==== Dataset content ====

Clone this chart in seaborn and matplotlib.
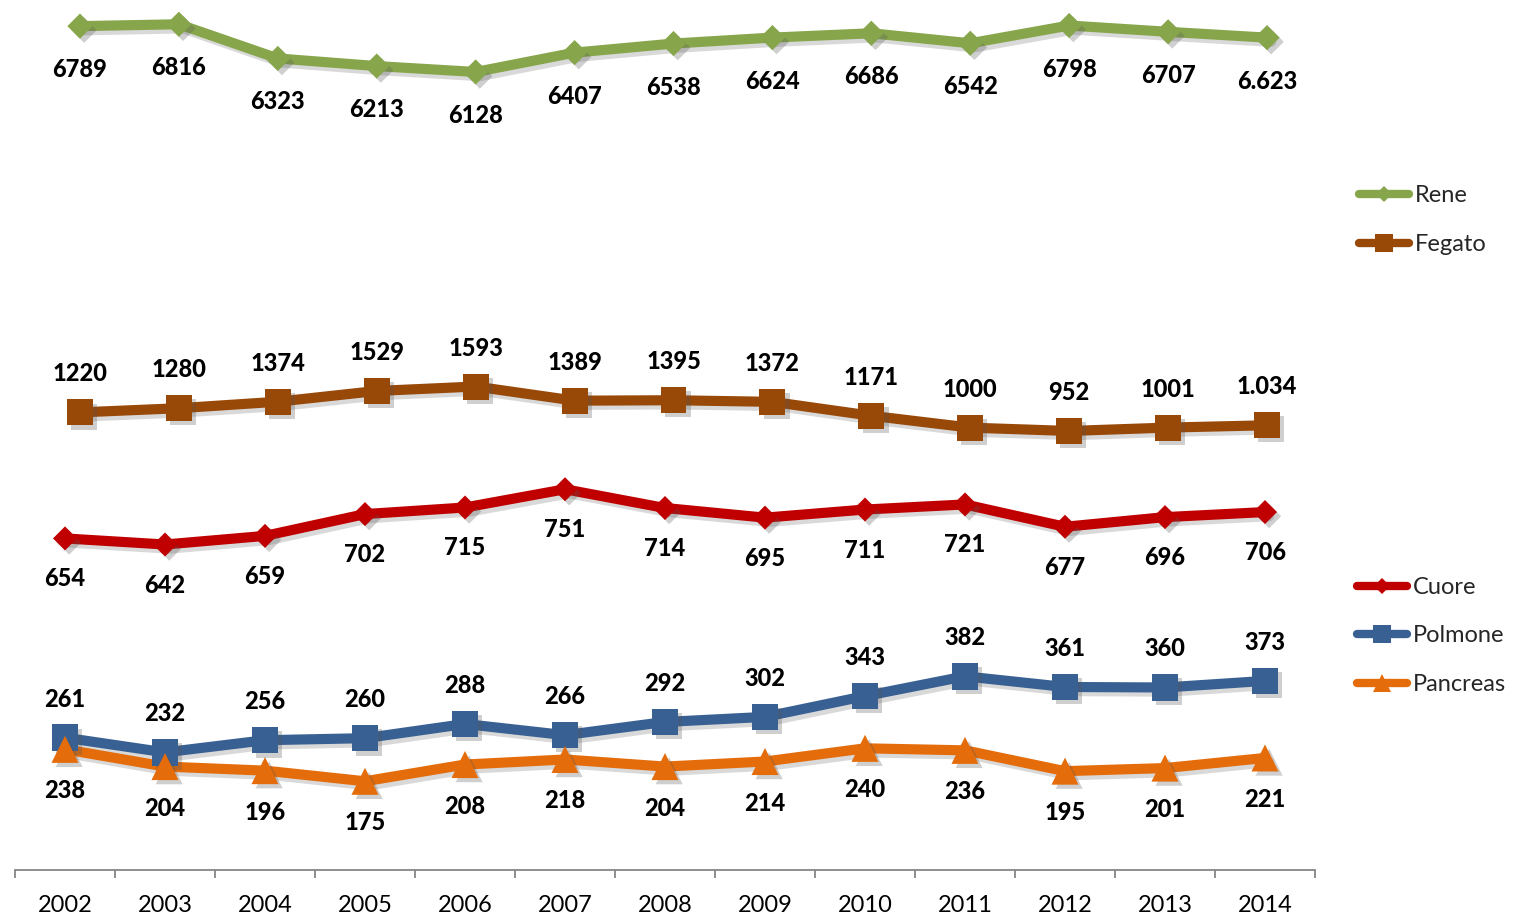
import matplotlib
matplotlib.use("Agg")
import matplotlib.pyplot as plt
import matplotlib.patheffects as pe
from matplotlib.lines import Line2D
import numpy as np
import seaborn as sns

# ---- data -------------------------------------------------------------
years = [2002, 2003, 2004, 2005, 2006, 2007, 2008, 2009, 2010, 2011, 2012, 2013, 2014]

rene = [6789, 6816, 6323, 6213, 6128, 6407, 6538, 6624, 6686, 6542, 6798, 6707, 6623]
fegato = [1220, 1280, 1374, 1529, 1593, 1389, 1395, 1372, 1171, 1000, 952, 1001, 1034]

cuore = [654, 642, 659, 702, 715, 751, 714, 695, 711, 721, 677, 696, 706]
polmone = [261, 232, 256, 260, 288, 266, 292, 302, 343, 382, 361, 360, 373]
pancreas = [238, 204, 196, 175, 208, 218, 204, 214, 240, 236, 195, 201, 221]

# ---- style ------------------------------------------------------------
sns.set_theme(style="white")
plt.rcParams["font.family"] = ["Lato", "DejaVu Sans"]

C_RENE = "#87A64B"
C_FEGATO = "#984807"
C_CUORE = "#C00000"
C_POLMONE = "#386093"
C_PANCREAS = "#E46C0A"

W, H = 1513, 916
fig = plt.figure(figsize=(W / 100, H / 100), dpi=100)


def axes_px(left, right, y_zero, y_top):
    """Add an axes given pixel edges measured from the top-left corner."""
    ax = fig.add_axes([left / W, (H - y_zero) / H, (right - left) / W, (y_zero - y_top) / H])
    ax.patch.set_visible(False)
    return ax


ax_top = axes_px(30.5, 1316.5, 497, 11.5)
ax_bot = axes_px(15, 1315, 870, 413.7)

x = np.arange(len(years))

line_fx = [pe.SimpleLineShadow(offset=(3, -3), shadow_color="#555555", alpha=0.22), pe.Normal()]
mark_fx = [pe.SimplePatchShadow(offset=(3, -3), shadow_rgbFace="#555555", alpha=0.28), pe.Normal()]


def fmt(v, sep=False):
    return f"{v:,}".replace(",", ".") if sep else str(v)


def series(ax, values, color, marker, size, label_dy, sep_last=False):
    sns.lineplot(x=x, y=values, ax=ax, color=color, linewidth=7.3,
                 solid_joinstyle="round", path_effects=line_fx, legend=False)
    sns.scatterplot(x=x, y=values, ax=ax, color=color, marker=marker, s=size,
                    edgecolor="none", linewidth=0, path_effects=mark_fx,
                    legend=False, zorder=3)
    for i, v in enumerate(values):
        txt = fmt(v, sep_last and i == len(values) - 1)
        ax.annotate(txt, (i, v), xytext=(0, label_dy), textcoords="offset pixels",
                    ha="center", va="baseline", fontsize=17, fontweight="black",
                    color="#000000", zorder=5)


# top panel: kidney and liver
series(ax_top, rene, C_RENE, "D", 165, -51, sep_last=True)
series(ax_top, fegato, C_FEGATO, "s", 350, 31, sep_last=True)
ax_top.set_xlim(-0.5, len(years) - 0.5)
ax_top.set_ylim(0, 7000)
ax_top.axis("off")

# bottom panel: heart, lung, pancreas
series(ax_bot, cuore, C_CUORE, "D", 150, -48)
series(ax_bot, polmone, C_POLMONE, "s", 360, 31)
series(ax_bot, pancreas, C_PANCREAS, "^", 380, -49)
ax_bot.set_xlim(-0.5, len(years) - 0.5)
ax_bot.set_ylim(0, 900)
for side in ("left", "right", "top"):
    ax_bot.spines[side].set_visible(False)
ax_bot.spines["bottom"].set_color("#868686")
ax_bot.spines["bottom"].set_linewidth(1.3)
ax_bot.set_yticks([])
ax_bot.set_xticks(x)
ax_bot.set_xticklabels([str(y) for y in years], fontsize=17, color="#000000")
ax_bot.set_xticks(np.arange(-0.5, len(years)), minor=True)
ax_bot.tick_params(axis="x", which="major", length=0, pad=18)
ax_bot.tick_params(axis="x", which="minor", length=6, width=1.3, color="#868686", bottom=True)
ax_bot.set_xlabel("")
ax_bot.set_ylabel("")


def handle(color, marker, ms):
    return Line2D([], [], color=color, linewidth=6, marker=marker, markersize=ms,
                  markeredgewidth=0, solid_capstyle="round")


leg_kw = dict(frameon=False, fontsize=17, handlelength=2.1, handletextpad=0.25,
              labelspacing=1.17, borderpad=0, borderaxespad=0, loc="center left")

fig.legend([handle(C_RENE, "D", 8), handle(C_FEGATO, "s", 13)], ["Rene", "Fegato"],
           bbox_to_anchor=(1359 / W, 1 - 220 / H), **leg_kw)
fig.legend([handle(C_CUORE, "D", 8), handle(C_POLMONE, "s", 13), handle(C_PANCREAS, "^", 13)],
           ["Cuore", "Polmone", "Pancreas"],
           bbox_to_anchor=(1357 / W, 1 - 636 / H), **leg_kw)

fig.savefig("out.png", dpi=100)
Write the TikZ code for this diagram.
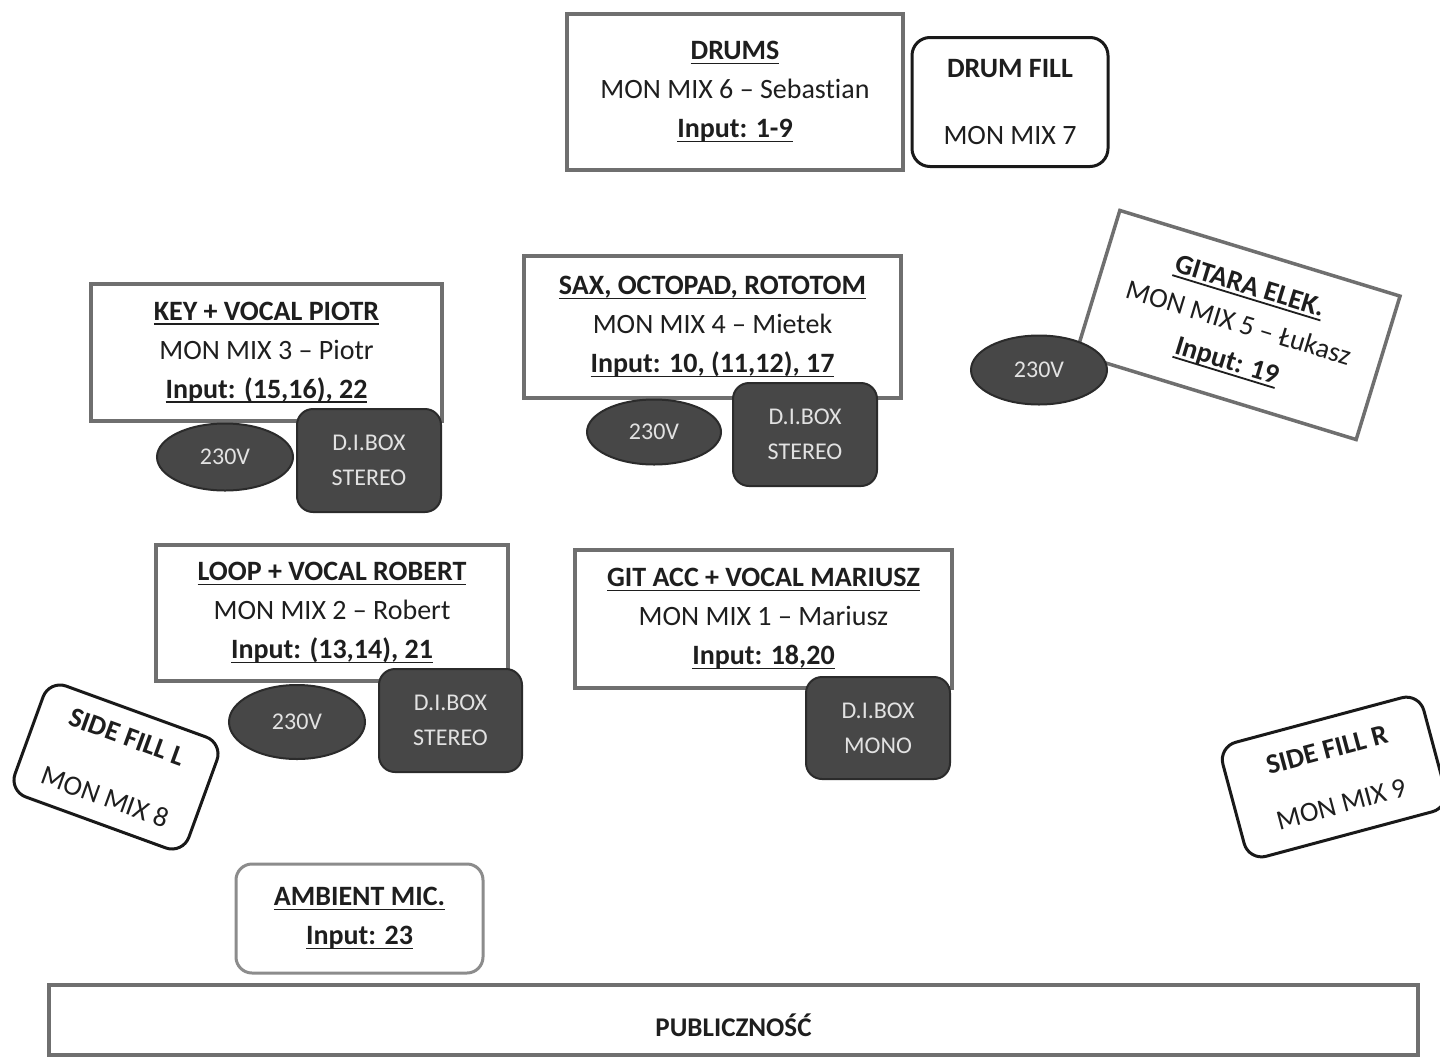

====

Work to complete: Pick each line holding the word "matplotlib" out of the data and copy it.

Exercise answer:
Clone this chart in seaborn and matplotlib.
import matplotlib
matplotlib.use("Agg")
import matplotlib.pyplot as plt
import matplotlib.patheffects as pe
from matplotlib.lines import Line2D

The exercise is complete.